You can see that this circle crosses 4 other lattice points: (3, 1), (3, 3), (1, 2), (4, 2). So these are the only options for another vertex. In either case 4 possible options for a square, once we choose second vertex, has lattice points as vertices and none inside or on the sides:

So everything is clear with 2D so far. Let us move on to 3D. First, imagine all lattice points (x, y, z), where x, y, z are integers:

Then let us chose one arbitrary point.
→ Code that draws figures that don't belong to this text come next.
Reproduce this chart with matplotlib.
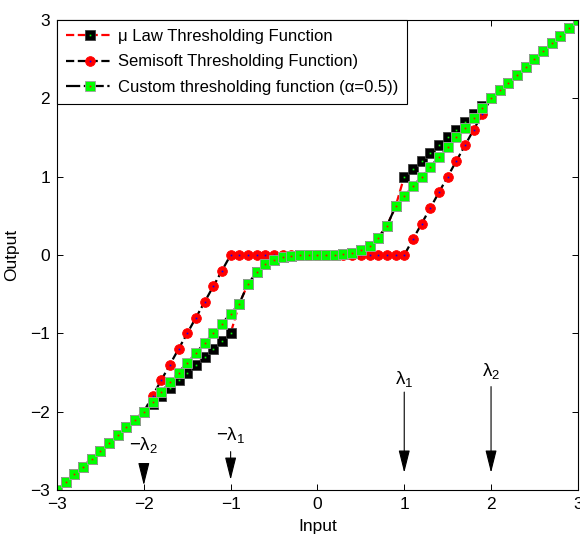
import matplotlib
matplotlib.use('Agg')
import matplotlib.pyplot as plt

plt.rcParams['font.family'] = ['Liberation Sans', 'DejaVu Sans']
plt.rcParams['mathtext.fontset'] = 'custom'
plt.rcParams['mathtext.rm'] = 'Liberation Sans'
plt.rcParams['mathtext.it'] = 'Liberation Sans'

# Input values (step 0.1)
x = [-3.0, -2.9, -2.8, -2.7, -2.6, -2.5, -2.4, -2.3, -2.2, -2.1,
     -2.0, -1.9, -1.8, -1.7, -1.6, -1.5, -1.4, -1.3, -1.2, -1.1,
     -1.0, -0.9, -0.8, -0.7, -0.6, -0.5, -0.4, -0.3, -0.2, -0.1,
     0.0, 0.1, 0.2, 0.3, 0.4, 0.5, 0.6, 0.7, 0.8, 0.9,
     1.0, 1.1, 1.2, 1.3, 1.4, 1.5, 1.6, 1.7, 1.8, 1.9,
     2.0, 2.1, 2.2, 2.3, 2.4, 2.5, 2.6, 2.7, 2.8, 2.9, 3.0]

# mu law thresholding
mu_law = [-3.0, -2.9, -2.8, -2.7, -2.6, -2.5, -2.4, -2.3, -2.2, -2.1,
          -2.0, -1.9, -1.8, -1.7, -1.6, -1.5, -1.4, -1.3, -1.2, -1.1,
          -1.0, -0.62, -0.37, -0.22, -0.12, -0.07, -0.03, -0.01, 0.0, 0.0,
          0.0, 0.0, 0.0, 0.01, 0.03, 0.07, 0.12, 0.22, 0.37, 0.62,
          1.0, 1.1, 1.2, 1.3, 1.4, 1.5, 1.6, 1.7, 1.8, 1.9,
          2.0, 2.1, 2.2, 2.3, 2.4, 2.5, 2.6, 2.7, 2.8, 2.9, 3.0]

# semisoft thresholding
semisoft = [-3.0, -2.9, -2.8, -2.7, -2.6, -2.5, -2.4, -2.3, -2.2, -2.1,
            -2.0, -1.8, -1.6, -1.4, -1.2, -1.0, -0.8, -0.6, -0.4, -0.2,
            0.0, 0.0, 0.0, 0.0, 0.0, 0.0, 0.0, 0.0, 0.0, 0.0,
            0.0, 0.0, 0.0, 0.0, 0.0, 0.0, 0.0, 0.0, 0.0, 0.0,
            0.0, 0.2, 0.4, 0.6, 0.8, 1.0, 1.2, 1.4, 1.6, 1.8,
            2.0, 2.1, 2.2, 2.3, 2.4, 2.5, 2.6, 2.7, 2.8, 2.9, 3.0]

# custom thresholding (alpha = 0.5)
custom = [-3.0, -2.9, -2.8, -2.7, -2.6, -2.5, -2.4, -2.3, -2.2, -2.1,
          -2.0, -1.875, -1.75, -1.625, -1.5, -1.375, -1.25, -1.125, -1.0, -0.875,
          -0.75, -0.62, -0.37, -0.22, -0.12, -0.07, -0.03, -0.01, 0.0, 0.0,
          0.0, 0.0, 0.0, 0.01, 0.03, 0.07, 0.12, 0.22, 0.37, 0.62,
          0.75, 0.875, 1.0, 1.125, 1.25, 1.375, 1.5, 1.625, 1.75, 1.875,
          2.0, 2.1, 2.2, 2.3, 2.4, 2.5, 2.6, 2.7, 2.8, 2.9, 3.0]

labels = ['\u03bc Law Thresholding Function',
          'Semisoft Thresholding Function)',
          'Custom thresholding function (\u03b1=0.5))']
ticks = [-3, -2, -1, 0, 1, 2, 3]

fig = plt.figure(figsize=(5.8, 5.37), dpi=100)
ax = fig.add_axes([0.0983, 0.0875, 0.898, 0.8753])

l1, = ax.plot(x, mu_law, '--', color='#ff0000', lw=1.6, marker='s', ms=6.5,
              mfc='k', mec='#404040', mew=0.6)
d1, = ax.plot(x, mu_law, ls='none', marker='s', ms=1.2, mfc='#00ff00', mec='none')
l2, = ax.plot(x, semisoft, '--', color='k', lw=1.6, marker='o', ms=7,
              mfc='#ff0000', mec='#ff0000', mew=0.6)
d2, = ax.plot(x, semisoft, ls='none', marker='s', ms=1.2, mfc='#0000ff', mec='none')
l3, = ax.plot(x, custom, '-.', color='k', lw=1.6, marker='s', ms=6.5,
              mfc='#00ff00', mec='#a0a0a0', mew=0.6)
d3, = ax.plot(x, custom, ls='none', marker='s', ms=1.2, mfc='#ff0000', mec='none')

ax.set_xlim(-3, 3)
ax.set_ylim(-3, 3)
ax.set_xticks(ticks)
ax.set_yticks(ticks)
ax.tick_params(direction='in', length=4, width=0.7, top=True, right=True,
               labelsize=12.5, pad=5)
for s in ax.spines.values():
    s.set_linewidth(0.8)

ax.set_xlabel('Input', fontsize=12.5, labelpad=5)
ax.set_ylabel('Output', fontsize=12.5, labelpad=8)

# threshold markers
arrows = [(1.0, -1.75, -2.78, r'$\lambda_1$', -1.58),
          (2.0, -1.68, -2.78, r'$\lambda_2$', -1.48),
          (-1.0, -2.51, -2.87, r'$-\lambda_1$', -2.30),
          (-2.0, -2.68, -2.94, r'$-\lambda_2$', -2.43)]
for xa, ytop, ytip, txt, ytxt in arrows:
    ax.annotate('', xy=(xa, ytip), xytext=(xa, ytop),
                arrowprops=dict(arrowstyle='-|>,head_length=1.4,head_width=0.35',
                                color='k', lw=0.8, shrinkA=0, shrinkB=0))
    ax.text(xa, ytxt, txt, ha='center', va='center', fontsize=13.5)

leg = ax.legend([(l1, d1), (l2, d2), (l3, d3)], labels, loc='upper left',
                borderaxespad=0, fancybox=False, framealpha=1, edgecolor='k',
                fontsize=12, handlelength=2.8, handletextpad=0.3,
                labelspacing=0.62, borderpad=0.55)
leg.get_frame().set_linewidth(0.8)

plt.savefig('out.png', dpi=100)
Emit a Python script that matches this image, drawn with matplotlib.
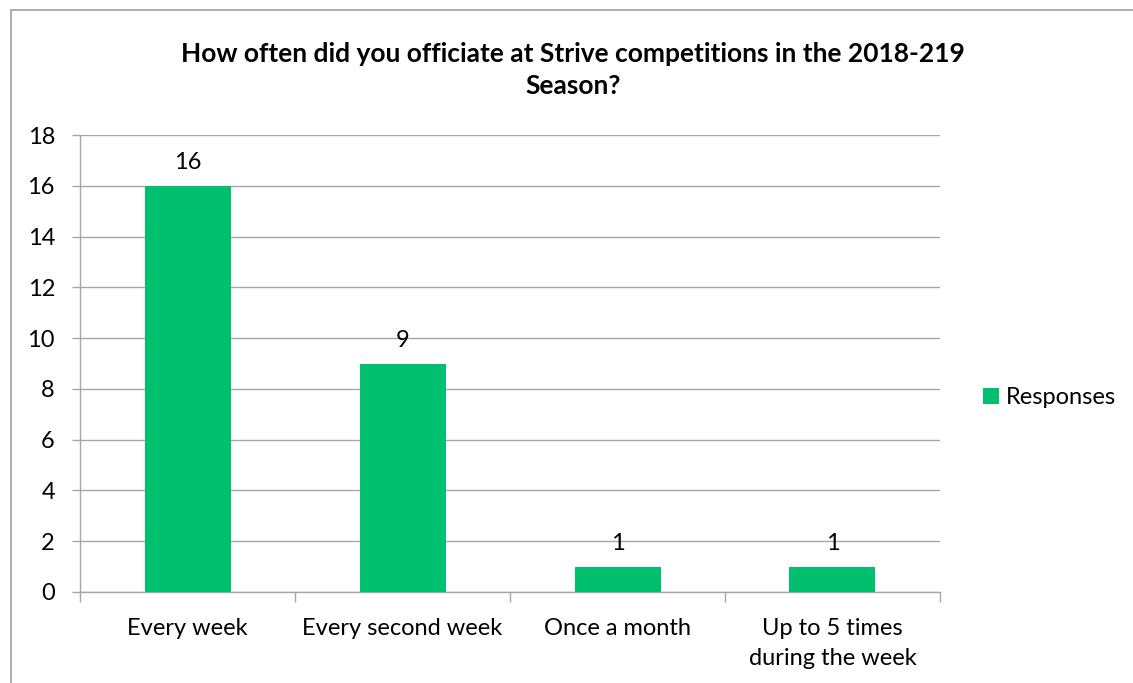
import matplotlib
matplotlib.use("Agg")
import matplotlib.pyplot as plt
from matplotlib.lines import Line2D
from matplotlib.patches import Patch

categories = ["Every week", "Every second week", "Once a month", "Up to 5 times\nduring the week"]
responses = [16, 9, 1, 1]
series_name = "Responses"
title = "How often did you officiate at Strive competitions in the 2018-219\nSeason?"
y_ticks = [0, 2, 4, 6, 8, 10, 12, 14, 16, 18]

BAR = "#00BF6F"
GRID = "#A6A6A6"
FONT = ["Lato", "DejaVu Sans"]
FS = 17
plt.rcParams["font.family"] = FONT

fig = plt.figure(figsize=(11.33, 6.83), dpi=100)
ax = fig.add_axes([80 / 1133, 1 - 592 / 683, 860 / 1133, 457 / 683])

x = list(range(len(categories)))
bars = ax.bar(x, responses, width=0.4, color=BAR, zorder=3)
for xi, v in zip(x, responses):
    ax.annotate(str(v), (xi, v), xytext=(0, 9), textcoords="offset points",
                ha="center", va="bottom", fontsize=FS, color="#000000")

ax.set_xlim(-0.5, len(categories) - 0.5)
ax.set_ylim(0, 18)
ax.set_yticks(y_ticks)
ax.tick_params(axis="y", length=6, width=1, color=GRID, labelsize=FS, pad=12)
ax.yaxis.grid(True, color=GRID, linewidth=1, zorder=0)

# category labels at centres, tick marks on category boundaries
ax.set_xticks(x)
ax.set_xticklabels(categories, fontsize=FS, linespacing=1.5)
ax.tick_params(axis="x", length=0, pad=19)
ax.set_xticks([i - 0.5 for i in range(len(categories) + 1)], minor=True)
ax.tick_params(axis="x", which="minor", length=7, width=1, color=GRID)

for s in ("top", "right"):
    ax.spines[s].set_visible(False)
for s in ("left", "bottom"):
    ax.spines[s].set_color(GRID)
    ax.spines[s].set_linewidth(1)

fig.text(573 / 1133, 1 - 70 / 683, title, ha="center", va="center",
         fontsize=19, fontweight="bold", linespacing=1.42)

ax.legend(handles=[Patch(facecolor=BAR, edgecolor="none", label=series_name)],
          loc="center left", bbox_to_anchor=(962 / 1133, 1 - 398 / 683),
          bbox_transform=fig.transFigure, frameon=False, fontsize=FS,
          handlelength=0.65, handleheight=0.65, handletextpad=0.3)

# chart frame (top and left edges)
fig.add_artist(Line2D([11 / 1133, 11 / 1133, 1132 / 1133],
                      [0, 1 - 10 / 683, 1 - 10 / 683],
                      transform=fig.transFigure, color=GRID, linewidth=1.3))

fig.savefig("out.png", dpi=100)
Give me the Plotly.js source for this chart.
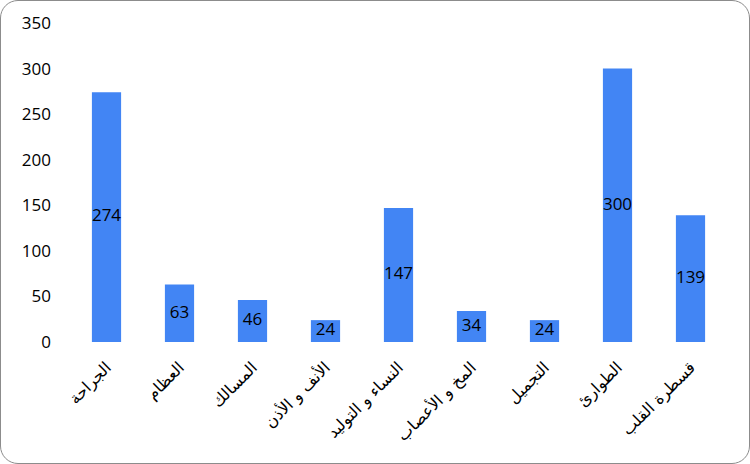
<!DOCTYPE html>
<html><head><meta charset="utf-8">
<script src="https://cdn.plot.ly/plotly-3.0.1.min.js"></script>
<style>
html,body{margin:0;padding:0;background:#fff;}
#wrap{position:absolute;left:0;top:0;width:750px;height:464px;box-sizing:border-box;border:1.5px solid #8c8c8c;border-radius:18px;overflow:hidden;}
#chart{position:absolute;left:-1.5px;top:-1.5px;width:750px;height:464px;}
</style></head>
<body><div id="wrap"><div id="chart"></div></div>
<script>
const categories = ["الجراحة","العظام","المسالك","الأنف و الأذن","النساء و التوليد","المخ و الأعصاب","التجميل","الطوارئ","قسطرة القلب"];
const values = [274, 63, 46, 24, 147, 34, 24, 300, 139];
const yTicks = [0, 50, 100, 150, 200, 250, 300, 350];

const bars = {
  type: 'bar', x: categories, y: values,
  marker: {color: '#4285f4'}, hoverinfo: 'x+y', showlegend: false
};
const labels = {
  type: 'scatter', mode: 'text', x: categories, y: values.map(v => v / 2),
  text: values.map(String), textposition: 'middle center',
  textfont: {family: 'Open Sans, Noto Sans, sans-serif', size: 17, color: '#000'},
  hoverinfo: 'skip', showlegend: false
};
const layout = {
  width: 750, height: 464,
  margin: {l: 70, r: 23, t: 23, b: 122},
  paper_bgcolor: 'rgba(0,0,0,0)', plot_bgcolor: 'rgba(0,0,0,0)',
  bargap: 0.6,
  font: {family: 'Open Sans, DejaVu Sans, sans-serif', color: '#000'},
  xaxis: {
    type: 'category', tickangle: -45, showgrid: false, zeroline: false, showline: false,
    ticks: '', ticklabelstandoff: 12,
    tickfont: {size: 16, family: 'DejaVu Sans, sans-serif', color: '#000'}
  },
  yaxis: {
    range: [0, 350], tickvals: yTicks, ticktext: yTicks.map(String),
    showgrid: false, zeroline: false, showline: false, ticks: '', ticklabelstandoff: 18,
    tickfont: {size: 17, color: '#000'}
  }
};
Plotly.newPlot('chart', [bars, labels], layout, {staticPlot: true});
</script></body></html>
For example, let it be (0, 0, 0).

Another vertex is one unit away from (0, 0, 0) so it lies on the 1-unit sphere.

In any case we have 1-unit cube whose vertices are lattice points and none inside or on the edges.

So the answer is 8 lattice points (vertices of a cube), choice (B).

The key to solve this question is to understand that nearby vertices have 1 unit change in only one of the coordinates and no other option possible (remember 1-unit circle and 1-unit sphere we drew).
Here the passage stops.